The provisions of the CALP of Ukraine, which give the courts the right to consider cases in simplified proceedings, have a rather two-sided influence on the consideration of tax disputes.
Thus, according to Art. 257 of the CALP of Ukraine, any case assigned to the jurisdiction of the administrative court can be considered under the rules of simplified proceedings, with the exception of certain cases, for example, with respect to the appeal of a subject of authority decision, on the basis of which it cannot submit a claim for collection of funds in the amount that exceeds five hundred subsistence minimums for able-bodied persons (this sum is now more than UAH 960,500).
On the one hand, the possibility of reviewing cases in the form of a simplified proceeding allows the courts to be unloaded and considerably speed up consideration of the case: the possibility of obtaining a decision within a period not later than 60 days from the date of opening of the proceedings.

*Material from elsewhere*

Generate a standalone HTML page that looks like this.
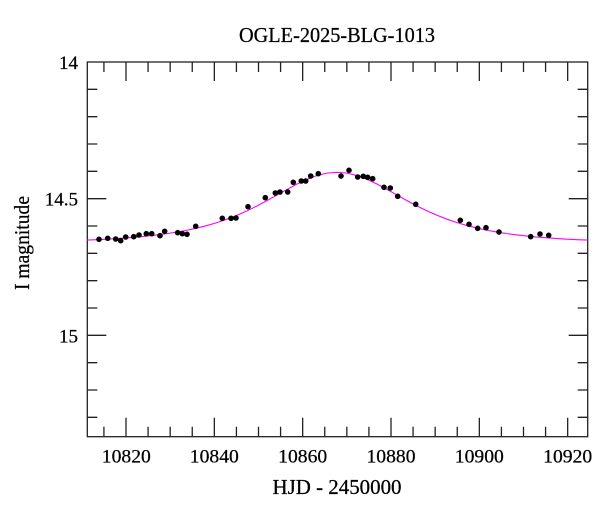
<!DOCTYPE html>
<html><head><meta charset="utf-8"><style>
html,body{margin:0;padding:0;background:#fff;}
svg{display:block;}
text{font-family:"Liberation Serif",serif;fill:#000;stroke:#000;stroke-width:0.25;}
</style></head><body>
<svg width="600" height="512" viewBox="0 0 600 512" xmlns="http://www.w3.org/2000/svg">
<rect width="600" height="512" fill="#fff"/>
<text x="337" y="42" font-size="21" text-anchor="middle" textLength="196" lengthAdjust="spacingAndGlyphs">OGLE-2025-BLG-1013</text>
<text x="337" y="494" font-size="21" text-anchor="middle" textLength="129" lengthAdjust="spacingAndGlyphs">HJD - 2450000</text>
<text transform="translate(29,243) rotate(-90)" font-size="21" text-anchor="middle" textLength="94" lengthAdjust="spacingAndGlyphs">I magnitude</text>
<g font-size="19" text-anchor="end">
<text x="78" y="69">14</text>
<text x="78" y="205.5">14.5</text>
<text x="78" y="342.5">15</text>
</g>
<g font-size="19" text-anchor="middle">
<text x="126.3" y="462.5" textLength="49" lengthAdjust="spacingAndGlyphs">10820</text>
<text x="214.3" y="462.5" textLength="49" lengthAdjust="spacingAndGlyphs">10840</text>
<text x="302.7" y="462.5" textLength="49" lengthAdjust="spacingAndGlyphs">10860</text>
<text x="391" y="462.5" textLength="49" lengthAdjust="spacingAndGlyphs">10880</text>
<text x="479.3" y="462.5" textLength="49" lengthAdjust="spacingAndGlyphs">10900</text>
<text x="567.7" y="462.5" textLength="49" lengthAdjust="spacingAndGlyphs">10920</text>
</g>
<g stroke="#222" stroke-width="1.3" fill="none">
<rect x="87.3" y="62" width="500.4" height="374.7"/>
<path d="M103.92,436.7v-10 M126,436.7v-19 M148.08,436.7v-10 M170.17,436.7v-10 M192.25,436.7v-10 M214.33,436.7v-19 M236.42,436.7v-10 M258.5,436.7v-10 M280.58,436.7v-10 M302.67,436.7v-19 M324.75,436.7v-10 M346.83,436.7v-10 M368.92,436.7v-10 M391,436.7v-19 M413.08,436.7v-10 M435.17,436.7v-10 M457.25,436.7v-10 M479.33,436.7v-19 M501.42,436.7v-10 M523.5,436.7v-10 M545.58,436.7v-10 M567.67,436.7v-19"/>
<path d="M103.92,62v10 M126,62v19 M148.08,62v10 M170.17,62v10 M192.25,62v10 M214.33,62v19 M236.42,62v10 M258.5,62v10 M280.58,62v10 M302.67,62v19 M324.75,62v10 M346.83,62v10 M368.92,62v10 M391,62v19 M413.08,62v10 M435.17,62v10 M457.25,62v10 M479.33,62v19 M501.42,62v10 M523.5,62v10 M545.58,62v10 M567.67,62v19"/>
<path d="M87.3,89.33h10 M87.3,116.67h10 M87.3,144h10 M87.3,171.33h10 M87.3,198.67h19 M87.3,226h10 M87.3,253.33h10 M87.3,280.67h10 M87.3,308h10 M87.3,335.33h19 M87.3,362.67h10 M87.3,390h10 M87.3,417.33h10"/>
<path d="M587.7,89.33h-10 M587.7,116.67h-10 M587.7,144h-10 M587.7,171.33h-10 M587.7,198.67h-19 M587.7,226h-10 M587.7,253.33h-10 M587.7,280.67h-10 M587.7,308h-10 M587.7,335.33h-19 M587.7,362.67h-10 M587.7,390h-10 M587.7,417.33h-10"/>
</g>
<path fill="none" stroke="#ff00ff" stroke-width="1.1" d="M87.3,240.1 L97,239.64 L107,239.14 L117,238.54 L127,237.85 L137,237.04 L147,236.08 L157,234.96 L167,233.63 L177,232.07 L187,230.24 L197,228.08 L207,225.55 L217,222.6 L227,219.19 L237,215.28 L247,210.85 L257,205.95 L267,200.63 L277,195.05 L287,189.42 L297,184.05 L307,179.3 L317,175.54 L327,173.13 L337,172.3 L347,173.13 L357,175.54 L367,179.3 L377,184.05 L387,189.42 L397,195.05 L407,200.63 L417,205.95 L427,210.85 L437,215.28 L447,219.19 L457,222.6 L467,225.55 L477,228.08 L487,230.24 L497,232.07 L507,233.63 L517,234.96 L527,236.08 L537,237.04 L547,237.85 L557,238.54 L567,239.14 L577,239.64 L587.7,240.1"/>
<g fill="#000">
<circle cx="99" cy="239.3" r="2.8"/><circle cx="107.7" cy="238.3" r="2.8"/><circle cx="115.7" cy="239" r="2.8"/><circle cx="120.7" cy="240.7" r="2.8"/><circle cx="125.7" cy="237" r="2.8"/><circle cx="133.7" cy="236.7" r="2.8"/><circle cx="139" cy="235" r="2.8"/><circle cx="146.3" cy="233.7" r="2.8"/><circle cx="151.7" cy="233.7" r="2.8"/><circle cx="160" cy="235.7" r="2.8"/><circle cx="164.7" cy="231.3" r="2.8"/><circle cx="177.7" cy="232.7" r="2.8"/><circle cx="182.3" cy="233.7" r="2.8"/><circle cx="187" cy="234.3" r="2.8"/><circle cx="195.7" cy="226.3" r="2.8"/><circle cx="222.3" cy="218.3" r="2.8"/><circle cx="231" cy="218.3" r="2.8"/><circle cx="236" cy="218" r="2.8"/><circle cx="248" cy="206.7" r="2.8"/><circle cx="265.3" cy="197.7" r="2.8"/><circle cx="275.3" cy="193" r="2.8"/><circle cx="280" cy="192" r="2.8"/><circle cx="287.7" cy="192" r="2.8"/><circle cx="293.3" cy="182.3" r="2.8"/><circle cx="301.3" cy="181" r="2.8"/><circle cx="305.7" cy="181" r="2.8"/><circle cx="310.7" cy="176" r="2.8"/><circle cx="318.3" cy="173.7" r="2.8"/><circle cx="341" cy="176" r="2.8"/><circle cx="349" cy="170.3" r="2.8"/><circle cx="357.7" cy="177" r="2.8"/><circle cx="363.3" cy="176.3" r="2.8"/><circle cx="367.7" cy="177.3" r="2.8"/><circle cx="372.7" cy="178.7" r="2.8"/><circle cx="384" cy="187.3" r="2.8"/><circle cx="390.3" cy="188" r="2.8"/><circle cx="397.7" cy="196.3" r="2.8"/><circle cx="415.7" cy="204.3" r="2.8"/><circle cx="460.3" cy="220.3" r="2.8"/><circle cx="469" cy="224.3" r="2.8"/><circle cx="477.7" cy="228.3" r="2.8"/><circle cx="486" cy="227.7" r="2.8"/><circle cx="499" cy="232" r="2.8"/><circle cx="530.7" cy="236.7" r="2.8"/><circle cx="540" cy="234" r="2.8"/><circle cx="548.7" cy="235.3" r="2.8"/>
</g>
</svg>
</body></html>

On the other hand, the judge decides on the consideration of a case in simplified or general proceedings when opening a case without examining the merits of the case itself. In a simplified proceeding a court may consider a case without summoning the parties to a court hearing. And in practice, sometimes such decisions are made by the court only in view of the small price of the claim or the non-property nature of the dispute, although in fact the case does not belong to cases of insignificant complexity. Consequently, the consideration of a certain category of cases without summoning parties to the court session may sometimes have a negative impact on the taxpayer, since he’s the one in fact deprived of the opportunity to provide his explanations in the case.
In conclusion we believe that the new version of the CALP of Ukraine contains a rather large range of innovations that clearly gives a positive flow to resolving tax disputes.